Sie ist nicht dorthin gestrebt, sondern zu Ihnen, nach Europa, in eine ganz entgegengesetzte, warme und komfortable Zone. Aber wie es scheint, musste sie dorthin geraten, wo sie jetzt ist. Sie wurde gewaltsam dorthin getrieben, aber nicht etwa durch irgendwelche mystischen Kräfte, sondern ganz einfach durch eine militärische Macht.“
Bei einer Reise 2015 durch die westliche Ukraine, durch Galizien und die Bukowina, ist bald zu spüren, dass die Atmosphäre in der Bevölkerung auch hier, fern vom Krieg im Osten des Landes, nervös aufgeladen ist.

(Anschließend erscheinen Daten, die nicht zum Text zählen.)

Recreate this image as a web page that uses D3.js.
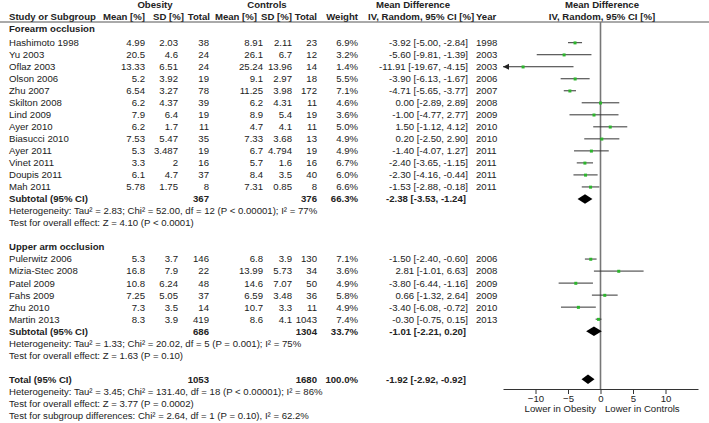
<!DOCTYPE html>
<html><head><meta charset="utf-8">
<script src="https://cdn.jsdelivr.net/npm/d3@7"></script>
<style>body{margin:0;background:#fff}svg{display:block}text{font-family:"Liberation Sans",Arial,sans-serif;font-size:9.6px;fill:#222}</style>
</head><body><svg id="c" width="709" height="423"></svg>
<script>
const studies=["Hashimoto 1998","Yu 2003","Oflaz 2003","Olson 2006","Zhu 2007","Skilton 2008","Lind 2009","Ayer 2010","Biasucci 2010","Ayer 2011","Vinet 2011","Doupis 2011","Mah 2011","Pulerwitz 2006","Mizia-Stec 2008","Patel 2009","Fahs 2009","Zhu 2010","Martin 2013"];
const groupOf=[0,0,0,0,0,0,0,0,0,0,0,0,0,1,1,1,1,1,1];
const obMean=["4.99","20.5","13.33","5.2","6.54","6.2","7.9","6.2","7.53","5.3","3.3","6.1","5.78","5.3","16.8","10.8","7.25","7.3","8.3"];
const obSD=["2.03","4.6","6.51","3.92","3.27","4.37","6.4","1.7","5.47","3.487","2","4.7","1.75","3.7","7.9","6.24","5.05","3.5","3.9"];
const obN=[38,24,24,19,78,39,19,11,35,19,16,37,8,146,22,48,37,14,419];
const ctMean=["8.91","26.1","25.24","9.1","11.25","6.2","8.9","4.7","7.33","6.7","5.7","8.4","7.31","6.8","13.99","14.6","6.59","10.7","8.6"];
const ctSD=["2.11","6.7","13.96","2.97","3.98","4.31","5.4","4.1","3.68","4.794","1.6","3.5","0.85","3.9","5.73","7.07","3.48","3.3","4.1"];
const ctN=[23,12,14,18,172,11,19,11,13,19,16,40,8,130,34,50,36,11,1043];
const weight=["6.9%","3.2%","1.4%","5.5%","7.1%","4.6%","3.6%","5.0%","4.9%","4.9%","6.7%","6.0%","6.6%","7.1%","3.6%","4.9%","5.8%","4.9%","7.4%"];
const md=[-3.92,-5.60,-11.91,-3.90,-4.71,0.00,-1.00,1.50,0.20,-1.40,-2.40,-2.30,-1.53,-1.50,2.81,-3.80,0.66,-3.40,-0.30];
const lo=[-5.00,-9.81,-19.67,-6.13,-5.65,-2.89,-4.77,-1.12,-2.50,-4.07,-3.65,-4.16,-2.88,-2.40,-1.01,-6.44,-1.32,-6.08,-0.75];
const hi=[-2.84,-1.39,-4.15,-1.67,-3.77,2.89,2.77,4.12,2.90,1.27,-1.15,-0.44,-0.18,-0.60,6.63,-1.16,2.64,-0.72,0.15];
const year=[1998,2003,2003,2006,2007,2008,2009,2010,2010,2011,2011,2011,2011,2006,2008,2009,2009,2010,2013];
const groupNames=["Forearm occlusion","Upper arm occlusion"];
const subObN=[367,686], subCtN=[376,1304], subW=["66.3%","33.7%"];
const subMd=[-2.38,-1.01], subLo=[-3.53,-2.21], subHi=[-1.24,0.20];
const hetText=["Heterogeneity: Tau² = 2.83; Chi² = 52.00, df = 12 (P < 0.00001); I² = 77%","Heterogeneity: Tau² = 1.33; Chi² = 20.02, df = 5 (P = 0.001); I² = 75%"];
const effText=["Test for overall effect: Z = 4.10 (P < 0.0001)","Test for overall effect: Z = 1.63 (P = 0.10)"];
const totObN=1053, totCtN=1680, totW="100.0%", totMd=-1.92, totLo=-2.92, totHi=-0.92;
const totalNotes=["Heterogeneity: Tau² = 3.45; Chi² = 131.40, df = 18 (P < 0.00001); I² = 86%","Test for overall effect: Z = 3.77 (P = 0.0002)","Test for subgroup differences: Chi² = 2.64, df = 1 (P = 0.10), I² = 62.2%"];
const ticks=[-10,-5,0,5,10];
const axisLabels=["Lower in Obesity","Lower in Controls"];

const svg=d3.select("#c");
const x=d3.scaleLinear().domain([-15,15]).range([503,698]);
const row=d3.scaleLinear().domain([0,1]).range([42.7,54.72]);
const f=v=>v.toFixed(2);
const ci=(m,l,h)=>`${f(m)} [${f(l)}, ${f(h)}]`;
function t(xp,yp,s,anchor,bold){
  return svg.append("text").attr("x",xp).attr("y",yp+3.4).attr("text-anchor",anchor||"start")
   .style("font-weight",bold?"bold":null).text(s);
}
// headers
t(155,5,"Obesity","middle",true);
t(267,5,"Controls","middle",true);
t(413,5,"Mean Difference","middle",true);
t(602,5,"Mean Difference","middle",true);
t(9,17,"Study or Subgroup","start",true);
t(145,17,"Mean [%]","end",true);
t(184,17,"SD [%]","end",true);
t(210,17,"Total","end",true);
t(257,17,"Mean [%]","end",true);
t(292,17,"SD [%]","end",true);
t(317,17,"Total","end",true);
t(358,17,"Weight","end",true);
t(368,17,"IV, Random, 95% CI [%]","start",true);
t(476,17,"Year","start",true);
t(602,17,"IV, Random, 95% CI [%]","middle",true);
svg.append("line").attr("x1",0).attr("x2",709).attr("y1",22).attr("y2",22).attr("stroke","#555").attr("stroke-width",1);

// row indices
const studyRow=[];let r=0;const subRow=[],hetRow=[],effRow=[],grpRow=[];
for(let g=0;g<2;g++){
  if(g===0){grpRow.push(-1.14);}else{grpRow.push(r);r+=1;}
  studies.forEach((s,i)=>{if(groupOf[i]===g){studyRow[i]=r;r++;}});
  subRow.push(r);hetRow.push(r+1);effRow.push(r+2);r+=4;
}
const totRow=r;

// zero line
svg.append("line").attr("x1",x(0)).attr("x2",x(0)).attr("y1",22).attr("y2",389).attr("stroke","#777").attr("stroke-width",1.6);

for(let g=0;g<2;g++){
  t(9,row(grpRow[g]),groupNames[g],"start",true);
  const y=row(subRow[g]);
  t(9,y,"Subtotal (95% CI)","start",true);
  t(209,y,subObN[g],"end",true);t(317,y,subCtN[g],"end",true);t(358,y,subW[g],"end",true);
  t(466,y,ci(subMd[g],subLo[g],subHi[g]),"end",true);
  t(9,row(hetRow[g]),hetText[g]);t(9,row(effRow[g]),effText[g]);
  diamond(subMd[g],subLo[g],subHi[g],y);
}
studies.forEach((s,i)=>{
  const y=row(studyRow[i]);
  t(9,y,s);t(145,y,obMean[i],"end");t(178,y,obSD[i],"end");t(209,y,obN[i],"end");
  t(263,y,ctMean[i],"end");t(292,y,ctSD[i],"end");t(317,y,ctN[i],"end");t(358,y,weight[i],"end");
  t(468,y,ci(md[i],lo[i],hi[i]),"end");t(476,y,year[i]);
  const l=Math.max(lo[i],-15),h=Math.min(hi[i],15);
  svg.append("line").attr("x1",x(l)).attr("x2",x(h)).attr("y1",y).attr("y2",y).attr("stroke","#333").attr("stroke-width",1);
  if(lo[i]<-15){
    svg.append("path").attr("d",`M${x(-15)},${y} l6,-3 l0,6 z`).attr("fill","#222");
  }
  svg.append("rect").attr("x",x(md[i])-1.5).attr("y",y-1.3).attr("width",3).attr("height",3).attr("fill","#2db52d");
});
const ty=row(totRow);
t(9,ty,"Total (95% CI)","start",true);t(209,ty,totObN,"end",true);t(317,ty,totCtN,"end",true);t(358,ty,totW,"end",true);
t(466,ty,ci(totMd,totLo,totHi),"end",true);
totalNotes.forEach((s,k)=>t(9,row(totRow+1+k),s));
diamond(totMd,totLo,totHi,ty);

function diamond(m,l,h,y){
  svg.append("path").attr("d",`M${x(l)},${y} L${x(m)},${y-4.8} L${x(h)},${y} L${x(m)},${y+4.8} Z`).attr("fill","#000");
}
// axis
const ax=svg.append("g").attr("transform","translate(0,389)")
 .call(d3.axisBottom(x).tickValues(ticks).tickSize(5).tickSizeOuter(0).tickFormat(d3.format("d")));
ax.select(".domain").attr("stroke","#333");
ax.selectAll(".tick line").attr("stroke","#333");
ax.selectAll("text").attr("dy",null).attr("y",12.5).style("font-size","9.6px").style("font-family",'"Liberation Sans",Arial,sans-serif').attr("fill","#222");
t(596,409,axisLabels[0],"end");
t(605,409,axisLabels[1],"start");
</script></body></html>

Kaum eine Familie, die nicht Angehörige oder entferntere Verwandte im Krieg hat.
Auf den Straßen sieht man Soldaten in kleinen Gruppen, an den Bahnhöfen sammeln sich die Kämpfer, darunter viele Freiwillige, um an die Front zu fahren. Der Krieg liegt wie ein Albtraum über dem ganzen Land. Die Stimmung ist gedrückt, aber zugleich aufgeladen von einem patriotischen Gefühl, sich nicht besiegen lassen zu wollen.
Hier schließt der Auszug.